Merge Memory


It was back when I was early married, and we were commuting out of San Francisco in the Corvair, so it couldn’t have been later than the mid-1970s. Those were the old days, when bridge tolls were all paid in cash, so if you wanted you could hand the tolltaker double the fare and be the anonymous payer for the folks in the car behind you (who then broke speed laws catching up to you so they could smile and wave thanks). It was so long ago that people didn’t have phones with them, or personal music players, or use car air conditioning much.
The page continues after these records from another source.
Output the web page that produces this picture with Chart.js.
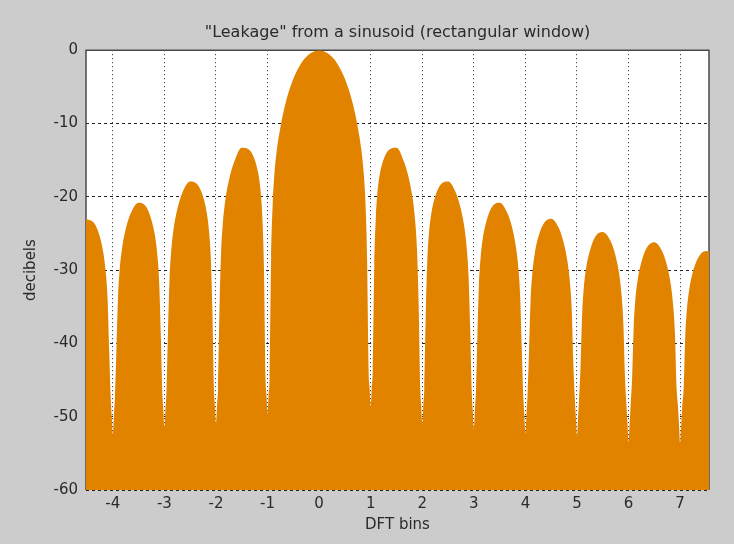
<!DOCTYPE html>
<html>
<head>
<meta charset="utf-8">
<script src="https://cdn.jsdelivr.net/npm/chart.js@4"></script>
<style>
  html, body { margin: 0; padding: 0; background: #cccccc; }
  canvas { display: block; }
</style>
</head>
<body>
<canvas id="c" width="734" height="544"></canvas>
<script>
const titleText = '"Leakage" from a sinusoid (rectangular window)';
const xTitle = 'DFT bins';
const yTitle = 'decibels';
const xTicks = [-4, -3, -2, -1, 0, 1, 2, 3, 4, 5, 6, 7];
const yTicks = [0, -10, -20, -30, -40, -50, -60];
const xRange = [-4.52, 7.56];
const yRange = [-60, 0];

// DFT bin positions (lobe by lobe)
const bins = [
  -4.52, -4.35, -4.25, -4.18, -4.13, -4.1, -4.07, -4.04, -4.02, -4,
  -3.98, -3.96, -3.93, -3.9, -3.87, -3.82, -3.75, -3.65, -3.5, -3.35, -3.25, -3.18, -3.13, -3.1, -3.07, -3.04, -3.02, -3,
  -2.98, -2.96, -2.93, -2.9, -2.87, -2.82, -2.75, -2.65, -2.5, -2.35, -2.25, -2.18, -2.13, -2.1, -2.07, -2.04, -2.02, -2,
  -1.98, -1.96, -1.93, -1.9, -1.87, -1.82, -1.75, -1.65, -1.5, -1.35, -1.25, -1.18, -1.13, -1.1, -1.07, -1.04, -1.02, -1,
  -0.98, -0.96, -0.93, -0.9, -0.87, -0.82, -0.75, -0.65, -0.5, -0.35, -0.2, 0, 0.2, 0.35, 0.5, 0.65, 0.75, 0.82, 0.87, 0.9, 0.93, 0.96, 0.98, 1,
  1.02, 1.04, 1.07, 1.1, 1.13, 1.18, 1.25, 1.35, 1.5, 1.65, 1.75, 1.82, 1.87, 1.9, 1.93, 1.96, 1.98, 2,
  2.02, 2.04, 2.07, 2.1, 2.13, 2.18, 2.25, 2.35, 2.5, 2.65, 2.75, 2.82, 2.87, 2.9, 2.93, 2.96, 2.98, 3,
  3.02, 3.04, 3.07, 3.1, 3.13, 3.18, 3.25, 3.35, 3.5, 3.65, 3.75, 3.82, 3.87, 3.9, 3.93, 3.96, 3.98, 4,
  4.02, 4.04, 4.07, 4.1, 4.13, 4.18, 4.25, 4.35, 4.5, 4.65, 4.75, 4.82, 4.87, 4.9, 4.93, 4.96, 4.98, 5,
  5.02, 5.04, 5.07, 5.1, 5.13, 5.18, 5.25, 5.35, 5.5, 5.65, 5.75, 5.82, 5.87, 5.9, 5.93, 5.96, 5.98, 6,
  6.02, 6.04, 6.07, 6.1, 6.13, 6.18, 6.25, 6.35, 6.5, 6.65, 6.75, 6.82, 6.87, 6.9, 6.93, 6.96, 6.98, 7,
  7.02, 7.04, 7.07, 7.1, 7.13, 7.18, 7.25, 7.35, 7.5, 7.56
];

// Level in decibels at each bin position
const decibels = [
  -23.0, -23.7, -25.5, -27.8, -30.8, -34.2, -41.1, -47.5, -50.0, -52.5,
  -50.0, -47.5, -40.8, -33.8, -30.2, -27.0, -24.4, -22.2, -20.8, -21.4, -23.2, -25.4, -28.4, -31.8, -38.7, -46.6, -49.1, -51.6,
  -49.1, -46.6, -38.3, -31.2, -27.6, -24.3, -21.7, -19.4, -17.9, -18.4, -20.0, -22.1, -25.0, -28.4, -35.3, -46.0, -48.5, -51.0,
  -48.5, -46.0, -34.7, -27.5, -23.9, -20.5, -17.8, -15.3, -13.3, -13.6, -14.9, -16.8, -19.5, -22.8, -29.5, -44.6, -47.1, -49.6,
  -47.1, -44.6, -28.3, -21.0, -17.2, -13.6, -10.5, -7.2, -3.9, -1.8, -0.6, 0, -0.6, -1.8, -3.9, -7.2, -10.5, -13.6, -17.2, -21.0, -28.3, -43.7, -46.2, -48.7,
  -46.2, -43.7, -29.5, -22.8, -19.5, -16.8, -14.9, -13.6, -13.3, -15.3, -17.8, -20.5, -23.9, -27.5, -34.7, -46.0, -48.5, -51.0,
  -48.5, -46.0, -35.3, -28.4, -25.0, -22.1, -20.0, -18.4, -17.9, -19.4, -21.7, -24.3, -27.6, -31.2, -38.3, -46.7, -49.2, -51.7,
  -49.2, -46.7, -38.7, -31.8, -28.4, -25.4, -23.2, -21.4, -20.8, -22.2, -24.4, -27.0, -30.2, -33.8, -40.8, -47.3, -49.8, -52.3,
  -49.8, -47.3, -41.1, -34.2, -30.8, -27.8, -25.5, -23.7, -23.0, -24.3, -26.5, -29.0, -32.2, -35.7, -42.8, -47.7, -50.2, -52.7,
  -50.2, -47.7, -43.0, -36.1, -32.6, -29.6, -27.4, -25.5, -24.8, -26.0, -28.1, -30.6, -33.8, -37.4, -44.4, -48.5, -51.0, -53.5,
  -51.0, -48.5, -44.6, -37.7, -34.2, -31.2, -28.9, -27.0, -26.2, -27.4, -29.5, -32.0, -35.2, -38.7, -45.8, -48.7, -51.2, -53.7,
  -51.2, -48.7, -45.9, -39.0, -35.5, -32.5, -30.2, -28.3, -27.4, -27.5
];

const FILL = '#e28300';
const TEXT = '#2a2a2a';
const FONT = 'DejaVu Sans';

const points = bins.map((b, i) => ({ x: b, y: decibels[i] }));

const backgroundPlugin = {
  id: 'bg',
  beforeDraw(chart) {
    const { ctx, chartArea: a } = chart;
    ctx.save();
    ctx.fillStyle = '#cccccc';
    ctx.fillRect(0, 0, chart.width, chart.height);
    ctx.fillStyle = '#ffffff';
    ctx.fillRect(a.left, a.top, a.right - a.left, a.bottom - a.top);
    ctx.restore();
  },
  beforeDatasetsDraw(chart) {
    const { ctx, chartArea: a } = chart;
    ctx.save();
    ctx.strokeStyle = '#4a4a4a';
    ctx.lineWidth = 1.5;
    ctx.beginPath();
    ctx.moveTo(a.left, a.bottom);
    ctx.lineTo(a.left, a.top);
    ctx.lineTo(a.right, a.top);
    ctx.lineTo(a.right, a.bottom);
    ctx.stroke();
    ctx.restore();
  }
};

new Chart(document.getElementById('c'), {
  type: 'line',
  data: {
    datasets: [{
      data: points,
      borderColor: FILL,
      borderWidth: 0,
      backgroundColor: FILL,
      fill: 'start',
      pointRadius: 0,
      cubicInterpolationMode: 'monotone'
    }]
  },
  options: {
    responsive: false,
    animation: false,
    layout: { padding: { top: 0, right: 25, left: 0, bottom: 0 } },
    plugins: {
      legend: { display: false },
      tooltip: { enabled: false },
      title: {
        display: true,
        fullSize: false,
        text: titleText,
        color: TEXT,
        font: { family: FONT, size: 16, weight: 'normal' },
        padding: { top: 23, bottom: 8 }
      }
    },
    scales: {
      x: {
        type: 'linear',
        min: xRange[0],
        max: xRange[1],
        afterBuildTicks(axis) { axis.ticks = xTicks.map(v => ({ value: v })); },
        afterFit(axis) { axis.height = 54; },
        ticks: {
          color: TEXT,
          font: { family: FONT, size: 15 },
          padding: 5,
          maxRotation: 0,
          callback: v => String(v)
        },
        grid: {
          color: '#222222',
          lineWidth: 1,
          drawTicks: false
        },
        border: { display: false, dash: [1, 3] },
        title: {
          display: true,
          text: xTitle,
          color: TEXT,
          font: { family: FONT, size: 15 },
          padding: { top: 0, bottom: 10 }
        }
      },
      y: {
        type: 'linear',
        min: yRange[0],
        max: yRange[1],
        afterBuildTicks(axis) { axis.ticks = yTicks.map(v => ({ value: v })); },
        afterFit(axis) { axis.width = 86; },
        ticks: {
          color: TEXT,
          font: { family: FONT, size: 15 },
          padding: 8,
          callback: v => String(v)
        },
        grid: {
          color: '#222222',
          lineWidth: 1,
          drawTicks: false
        },
        border: { display: false, dash: [3, 3] },
        title: {
          display: true,
          text: yTitle,
          color: TEXT,
          font: { family: FONT, size: 15 },
          padding: { top: 22, bottom: 0 }
        }
      }
    }
  },
  plugins: [backgroundPlugin]
});
</script>
</body>
</html>
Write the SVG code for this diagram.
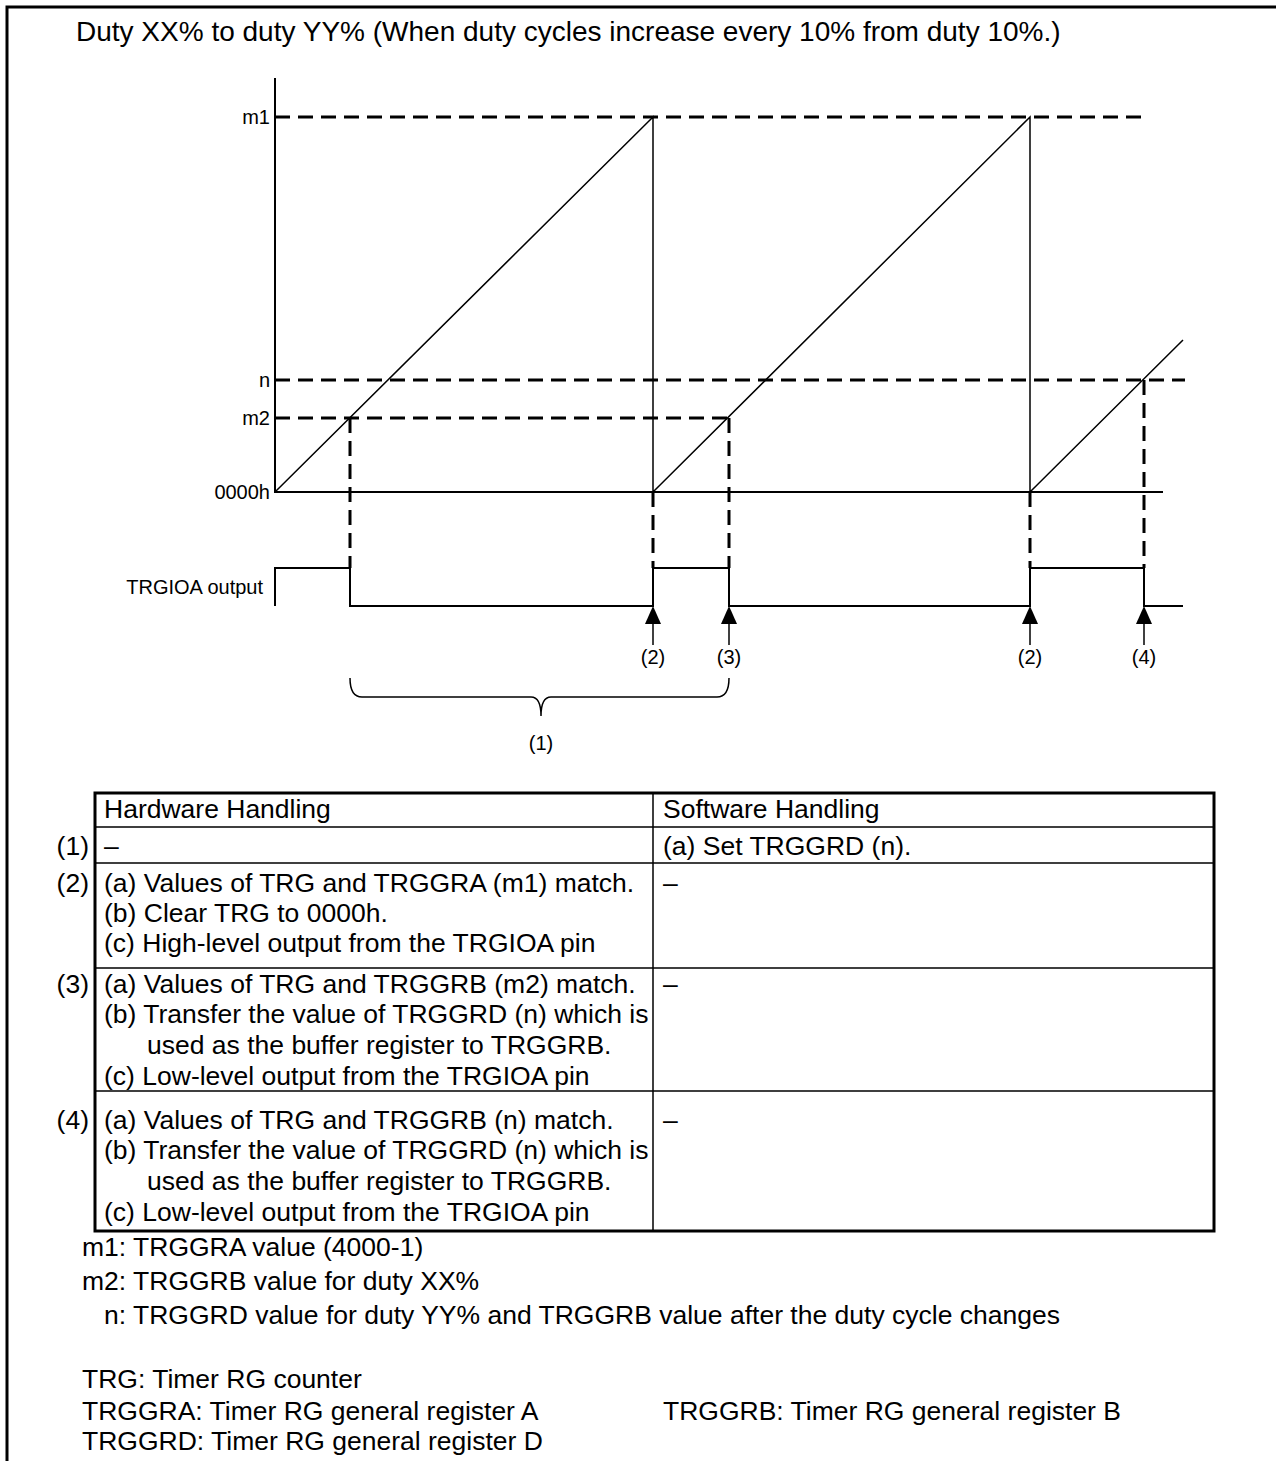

In other words, on a nice day they drove with their windows open, and it was possible to hear shouted comments and relate to the other vehicles as if they contained persons.

We were navigating around the old Transbay Terminal on our way to the Beale St. ramp to the Bay Bridge. That meant crawling up Fremont from Howard to Mission before waiting to turn right on Mission to line up for the final right that would put the car on the desired street.

Fremont was a mess. It was always chaotic at that afternoon hour; several lanes of traffic were narrowing to two toward Market, and all of us waiting to make the right turn had to insert our maneuver between crosswalks of pedestrians. Total confusion. Fraying tempers.

It was a temperate afternoon. I’ll never forget how that one driver took the initiative to guide us all. He was behind us and to the left. He opened his car door and stood on what would have been the running board if his vehicle were older. He raised a strong deep voice and yelled out to us through a smile: “People! It’s easy! Make like a zipper!”

I looked around. He was dark-skinned and handsome. I think the entire block laughed.

Of course he was right. And he made me notice something. For all the complaints we voice about how stupid and incompetent and self-destructive people can be, is anyone noticing what a good job we do at NOT running into one another?